_INFORMATION GIVEN:_
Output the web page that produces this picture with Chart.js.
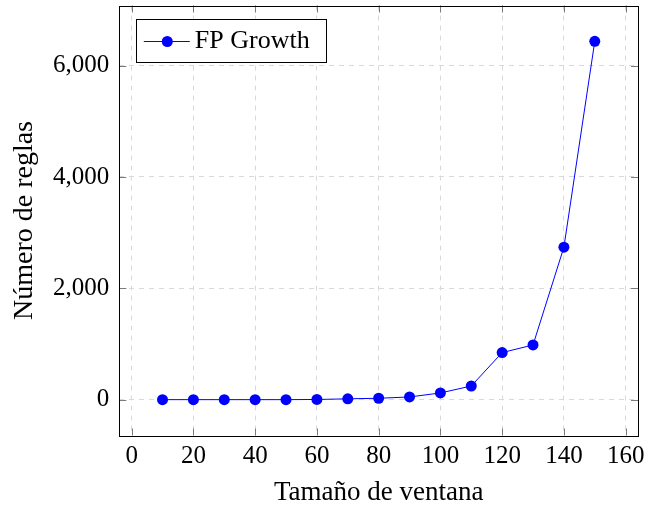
<!DOCTYPE html>
<html>
<head>
<meta charset="utf-8">
<script src="https://cdn.jsdelivr.net/npm/chart.js@4"></script>
<style>
  html, body { margin: 0; padding: 0; background: #fff; }
  #wrap { width: 649px; height: 510px; }
</style>
</head>
<body>
<div id="wrap"><canvas id="rules"></canvas></div>
<script>
/* Número de reglas vs tamaño de ventana (FP Growth) */

const windowSizes = [10, 20, 30, 40, 50, 60, 70, 80, 90, 100, 110, 120, 130, 140, 150];
const ruleCounts  = [0, 0, 0, 0, 0, 3, 15, 25, 48, 120, 245, 845, 982, 2738, 6436];
const xTicks      = [0, 20, 40, 60, 80, 100, 120, 140, 160];
const yTicks      = [0, 2000, 4000, 6000];
const seriesLabel = 'FP Growth';
const xTitle      = 'Tamaño de ventana';
const yTitle      = 'Número de reglas';

const SERIF = '"Liberation Serif", "DejaVu Serif", serif';
const BLUE  = '#0000ff';

// frame + short inward tick marks on all four sides
const framePlugin = {
  id: 'frame',
  afterDraw(chart) {
    const { ctx, chartArea: a, scales } = chart;
    ctx.save();
    ctx.strokeStyle = '#7a7a7a';
    ctx.lineWidth = 1;
    const len = 7;
    scales.x.ticks.forEach(t => {
      const px = Math.round(scales.x.getPixelForValue(t.value)) + 0.5;
      ctx.beginPath();
      ctx.moveTo(px, a.bottom); ctx.lineTo(px, a.bottom - len);
      ctx.moveTo(px, a.top);    ctx.lineTo(px, a.top + len);
      ctx.stroke();
    });
    scales.y.ticks.forEach(t => {
      const py = Math.round(scales.y.getPixelForValue(t.value)) + 0.5;
      ctx.beginPath();
      ctx.moveTo(a.left, py);  ctx.lineTo(a.left + len, py);
      ctx.moveTo(a.right, py); ctx.lineTo(a.right - len, py);
      ctx.stroke();
    });
    ctx.strokeStyle = '#000';
    ctx.strokeRect(Math.round(a.left) + 0.5, Math.round(a.top) + 0.5,
                   Math.round(a.right - a.left), Math.round(a.bottom - a.top));
    ctx.restore();
  }
};

// pgfplots-style legend box: line with marker, then the label
const legendPlugin = {
  id: 'boxLegend',
  afterDraw(chart) {
    const { ctx, chartArea: a } = chart;
    const x = a.left + 16.5, y = a.top + 13.5, w = 190, h = 43;
    ctx.save();
    ctx.fillStyle = '#fff';
    ctx.fillRect(x, y, w, h);
    ctx.strokeStyle = '#000';
    ctx.lineWidth = 1;
    ctx.strokeRect(Math.round(x) + 0.5, Math.round(y) + 0.5, w, h);

    const my = y + 22.5;
    ctx.strokeStyle = BLUE;
    ctx.beginPath();
    ctx.moveTo(x + 8, my); ctx.lineTo(x + 54, my);
    ctx.stroke();
    ctx.fillStyle = BLUE;
    ctx.beginPath();
    ctx.arc(x + 31.5, my, 5.5, 0, Math.PI * 2);
    ctx.fill();

    ctx.fillStyle = '#000';
    ctx.font = '26px ' + SERIF;
    ctx.textBaseline = 'alphabetic';
    ctx.fillText(chart.data.datasets[0].label, x + 59, y + 28.5);
    ctx.restore();
  }
};

const fixTicks = list => scale => {
  scale.ticks = list.map(v => ({ value: v }));
};

// fixed axis box sizes; no extra room reserved for edge labels
const fitX = s => {
  s.height = 74.5;
  s.paddingLeft = 0; s.paddingRight = 0;
};
const fitY = s => {
  s.width = 119.3;
  s.paddingTop = 0; s.paddingBottom = 0;
};

new Chart(document.getElementById('rules'), {
  type: 'line',
  data: {
    datasets: [{
      label: seriesLabel,
      data: windowSizes.map((w, i) => ({ x: w, y: ruleCounts[i] })),
      borderColor: BLUE,
      backgroundColor: BLUE,
      borderWidth: 1,
      pointRadius: 5.5,
      pointHoverRadius: 5.5,
      pointBackgroundColor: BLUE,
      pointBorderWidth: 0,
      tension: 0,
      clip: false
    }]
  },
  options: {
    responsive: true,
    maintainAspectRatio: false,
    animation: false,
    events: [],
    layout: { padding: { left: 0, top: 5, right: 11, bottom: 0 } },
    plugins: { legend: { display: false }, tooltip: { enabled: false } },
    scales: {
      x: {
        type: 'linear',
        min: -4, max: 164,
        afterBuildTicks: fixTicks(xTicks),
        afterFit: fitX,
        ticks: {
          padding: 6, maxRotation: 0, autoSkip: false,
          color: '#000', font: { family: SERIF, size: 25 }
        },
        grid: { color: '#d9d9d9', drawTicks: false },
        border: { display: false, dash: [5, 5] },
        title: {
          display: true, text: xTitle, color: '#000',
          font: { family: SERIF, size: 27 },
          padding: { top: 0, bottom: 1 }
        }
      },
      y: {
        type: 'linear',
        min: -644, max: 7080,
        afterBuildTicks: fixTicks(yTicks),
        afterFit: fitY,
        ticks: {
          padding: 10, autoSkip: false,
          color: '#000', font: { family: SERIF, size: 25 },
          callback: v => v.toLocaleString('en-US')
        },
        grid: { color: '#d9d9d9', drawTicks: false },
        border: { display: false, dash: [5, 5] },
        title: {
          display: true, text: yTitle, color: '#000',
          font: { family: SERIF, size: 28 },
          padding: { top: 8, bottom: 0 }
        }
      }
    }
  },
  plugins: [framePlugin, legendPlugin]
});
</script>
</body>
</html>
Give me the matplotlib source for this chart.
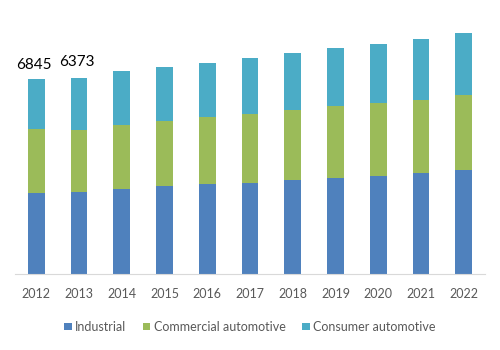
import numpy as np
import matplotlib.pyplot as plt

years = ['2012', '2013', '2014', '2015', '2016', '2017', '2018', '2019', '2020', '2021', '2022']
industrial = [2843, 2878, 2984, 3089, 3159, 3194, 3300, 3370, 3440, 3545, 3650]
commercial = [2246, 2176, 2246, 2282, 2352, 2422, 2457, 2527, 2562, 2562, 2633]
consumer = [1755, 1825, 1895, 1895, 1895, 1966, 2001, 2036, 2071, 2141, 2176]
labels = {0: '6845', 1: '6373'}

plt.rcParams['font.family'] = ['Lato', 'DejaVu Sans']

fig = plt.figure(figsize=(5, 3.5), dpi=100)
ax = fig.add_axes([0.03, 0.217, 0.94, 0.726])

x = np.arange(len(years))
w = 0.39
ind = np.array(industrial)
com = np.array(commercial)
con = np.array(consumer)
ax.bar(x, ind, w, color='#4F81BD', label='Industrial')
ax.bar(x, com, w, bottom=ind, color='#9BBB59', label='Commercial automotive')
ax.bar(x, con, w, bottom=ind + com, color='#4BACC6', label='Consumer automotive')

tot = ind + com + con
for i, txt in labels.items():
    ax.text(x[i] - 0.05, tot[i] + 250 + i * 80, txt, ha='center', va='bottom',
            fontsize=11, color='black')

ax.set_xlim(-0.5, len(years) - 0.5)
ax.set_ylim(0, 8915)
ax.set_xticks(x)
ax.set_xticklabels(years, fontsize=9, color='#595959')
ax.tick_params(axis='x', length=0, pad=10)
ax.set_yticks([])
for s in ['top', 'right', 'left']:
    ax.spines[s].set_visible(False)
ax.spines['bottom'].set_color('#D9D9D9')

fig.legend(loc='center', bbox_to_anchor=(0.5, 0.066), ncol=3, frameon=False,
           fontsize=9, handlelength=0.6, handleheight=0.6, handletextpad=0.3,
           columnspacing=1.3, labelcolor='#595959')

fig.savefig('out.png', dpi=100)
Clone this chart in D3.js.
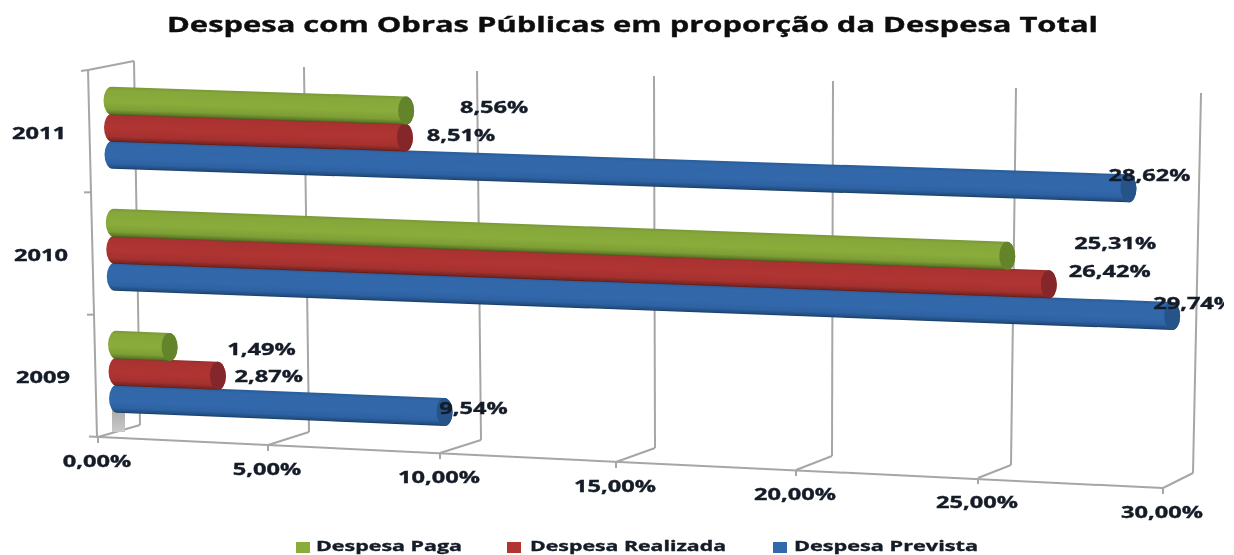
<!DOCTYPE html>
<html>
<head>
<meta charset="utf-8">
<script src="https://cdn.jsdelivr.net/npm/d3@7"></script>
<style>
html,body{margin:0;padding:0;background:#fff;overflow:hidden}
svg{display:block}
text{font-family:"Open Sans",sans-serif;font-weight:700;fill:#141a28;stroke:#141a28;stroke-width:.35px;paint-order:stroke}
</style>
</head>
<body>
<svg id="c" width="1234" height="555"></svg>
<script>
// ---- data ----
const title = "Despesa com Obras Públicas em proporção da Despesa Total";
const years = ["2011", "2010", "2009"];
const seriesNames = ["Despesa Paga", "Despesa Realizada", "Despesa Prevista"];
const despesaPaga = [8.56, 25.31, 1.49];
const despesaRealizada = [8.51, 26.42, 2.87];
const despesaPrevista = [28.62, 29.74, 9.54];
const xTicks = [0, 5, 10, 15, 20, 25, 30];
const fmt = v => v.toFixed(2).replace(".", ",") + "%";

// ---- layout (perspective projection of the 3D frame) ----
const frontX = [98, 268, 440, 616, 796, 978, 1163];
const frontY = [437, 445, 453, 462, 470, 478, 488];
const backBotX = [140, 309, 481, 655, 832, 1011, 1193];
const backBotY = [425, 432, 440, 448, 456, 465, 473];
const backTopX = [134, 304, 477, 654, 833, 1016, 1201];
const backTopY = [61, 67, 71, 76, 81, 88, 93];
const barOffset = [10, 183, 351, 530, 710, 890, 1075];
const yearSlope = [0.033, 0.037, 0.040];
const labelNudge = [
  [[80, -4], [48, -3.5], [13, -14]],
  [[100, -14], [53, -14], [14, -14]],
  [[84, 1], [43, -0.5], [21, -5]]
];
const barH = 28, capRx = 8;

const stopsAt = [0, 0.12, 0.55, 0.82, 0.95, 1];
const palettes = [
  {s: ["#789836", "#86a83a", "#8aac3b", "#7d9e35", "#5e7a28", "#47601c"], cap: "#64842b"},
  {s: ["#9c2e2c", "#ab3331", "#b03432", "#a3302e", "#7e2624", "#5e1a19"], cap: "#84282a"},
  {s: ["#2a5c9a", "#3067a8", "#3269ac", "#2e62a3", "#224e80", "#183a60"], cap: "#265388"}
];

const svg = d3.select("#c");
const defs = svg.append("defs");
defs.append("filter").attr("id", "soft").attr("x", "-5%").attr("y", "-5%").attr("width", "110%").attr("height", "110%")
  .append("feGaussianBlur").attr("stdDeviation", 0.55);
defs.append("clipPath").attr("id", "labelClip").append("rect")
  .attr("x", 0).attr("y", 0).attr("width", 1224).attr("height", 555);

palettes.forEach((p, i) => {
  const g = defs.append("linearGradient").attr("id", "cyl" + i)
    .attr("x1", 0).attr("x2", 0).attr("y1", 0).attr("y2", 1);
  stopsAt.forEach((o, k) =>
    g.append("stop").attr("offset", o).attr("stop-color", p.s[k]));
});
const shadow = defs.append("linearGradient").attr("id", "floorShade")
  .attr("x1", 0).attr("x2", 0).attr("y1", 0).attr("y2", 1);
shadow.append("stop").attr("offset", 0).attr("stop-color", "#a4a4a4");
shadow.append("stop").attr("offset", 1).attr("stop-color", "#cacaca");

// scales
const fx = d3.scaleLinear().domain(xTicks).range(frontX);
const fy = d3.scaleLinear().domain(xTicks).range(frontY);
const bbx = d3.scaleLinear().domain(xTicks).range(backBotX);
const bby = d3.scaleLinear().domain(xTicks).range(backBotY);
const btx = d3.scaleLinear().domain(xTicks).range(backTopX);
const bty = d3.scaleLinear().domain(xTicks).range(backTopY);
const off = d3.scaleLinear().domain(xTicks).range(barOffset);
const yYear = d3.scalePoint().domain(years).range([127.5, 371.5]);
const ySeries = d3.scalePoint().domain(seriesNames).range([-27, 27]);
const xStart = d3.scaleLinear().domain([100, 397]).range([103.5, 109]);

const root = svg.append("g").attr("filter", "url(#soft)");
const grid = "#a6a6a6";

// horizontally stretched text helper
function wide(sel, x, y, s, sx, size) {
  return sel.append("text")
    .attr("text-anchor", "middle")
    .attr("dominant-baseline", "central")
    .attr("font-size", size)
    .attr("transform", `translate(${x},${y}) scale(${sx},1)`)
    .text(s);
}

// title
root.append("text").attr("x", 167).attr("y", 31.5)
  .attr("font-size", 20.5).attr("textLength", 931).attr("lengthAdjust", "spacingAndGlyphs")
  .style("fill", "#0c0c10").style("stroke", "#0c0c10").text(title);

// frame
const frame = root.append("g").attr("fill", "none").attr("stroke", grid).attr("stroke-width", 2);
xTicks.forEach(t => {
  frame.append("line").attr("x1", bbx(t)).attr("y1", bby(t)).attr("x2", btx(t)).attr("y2", bty(t));
  frame.append("line").attr("x1", fx(t)).attr("y1", fy(t)).attr("x2", bbx(t)).attr("y2", bby(t));
  frame.append("line").attr("x1", fx(t)).attr("y1", fy(t)).attr("x2", fx(t)).attr("y2", fy(t) + 6);
});
frame.append("line").attr("x1", fx(0) - 9).attr("y1", fy(0) - 0.5).attr("x2", fx(30)).attr("y2", fy(30));
// left wall with category ticks
const wallY = d3.scaleLinear().domain([0, 3]).range([70, 437]);
const wallX = d3.scaleLinear().domain([0, 3]).range([88, 97]);
frame.append("line").attr("x1", wallX(0)).attr("y1", wallY(0)).attr("x2", wallX(3)).attr("y2", wallY(3));
d3.range(0, 3).forEach(i => {
  frame.append("line").attr("x1", wallX(i) - 7).attr("y1", wallY(i) + (i === 0 ? 1 : 0))
    .attr("x2", wallX(i)).attr("y2", wallY(i));
});
frame.append("line").attr("x1", wallX(0)).attr("y1", wallY(0)).attr("x2", btx(0)).attr("y2", bty(0));

// grey foot shadow beneath the lowest group
root.append("rect").attr("x", 112).attr("y", 405).attr("width", 13).attr("height", 27)
  .attr("fill", "url(#floorShade)");

// bars
const order = [2, 1, 0];
years.forEach((yr, yi) => {
  order.forEach(si => {
    const v = [despesaPaga, despesaRealizada, despesaPrevista][si][yi];
    const yc = yYear(yr) + ySeries(seriesNames[si]);
    const x0 = xStart(yc);
    const L = off(v) + capRx;
    const a = Math.atan(yearSlope[yi]) * 180 / Math.PI;
    const g = root.append("g").attr("transform", `translate(${x0},${yc}) skewY(${a})`);
    g.append("rect").attr("x", 0).attr("y", -barH / 2).attr("width", L).attr("height", barH)
      .attr("rx", capRx).attr("ry", barH / 2).attr("fill", `url(#cyl${si})`);
    g.append("ellipse").attr("cx", L - capRx).attr("cy", 0).attr("rx", capRx).attr("ry", barH / 2)
      .attr("fill", palettes[si].cap);
  });
});

// data labels
const labelG = root.append("g").attr("clip-path", "url(#labelClip)");
years.forEach((yr, yi) => {
  [despesaPaga, despesaRealizada, despesaPrevista].forEach((arr, si) => {
    const v = arr[yi];
    const yc = yYear(yr) + ySeries(seriesNames[si]);
    const x0 = xStart(yc);
    const L = off(v) + capRx;
    const [dx, dy] = labelNudge[yi][si];
    wide(labelG, x0 + L + dx, yc + L * yearSlope[yi] + dy, fmt(v), 1.43, 16.5);
  });
});

// axis tick labels
xTicks.forEach(t => wide(root, fx(t) - 1, fy(t) + 24, fmt(t), 1.43, 16.5));

// category labels
const yearLabelX = d3.scalePoint().domain(years).range([39, 43]);
years.forEach(y => wide(root, yearLabelX(y), yYear(y) + 5.5, y, 1.43, 16.5));

// legend
const legSwatch = [296, 507, 773];
const legText = [316, 530, 794];
const legLen = [146, 196, 184];
seriesNames.forEach((n, i) => {
  root.append("rect").attr("x", legSwatch[i]).attr("y", 542).attr("width", 14).attr("height", 11)
    .attr("fill", palettes[i].s[2]);
  root.append("text").attr("x", legText[i]).attr("y", 551).attr("font-size", 15)
    .attr("textLength", legLen[i]).attr("lengthAdjust", "spacingAndGlyphs").text(n);
});
</script>
</body>
</html>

_TASK STATEMENT:_ Please quote the lines of the material, beginning with the first and ending with the one that contains "(FP Growth) */", exactly as written and without any pictures.

_FINAL RESULT:_
Output the web page that produces this picture with Chart.js.
<!DOCTYPE html>
<html>
<head>
<meta charset="utf-8">
<script src="https://cdn.jsdelivr.net/npm/chart.js@4"></script>
<style>
  html, body { margin: 0; padding: 0; background: #fff; }
  #wrap { width: 649px; height: 510px; }
</style>
</head>
<body>
<div id="wrap"><canvas id="rules"></canvas></div>
<script>
/* Número de reglas vs tamaño de ventana (FP Growth) */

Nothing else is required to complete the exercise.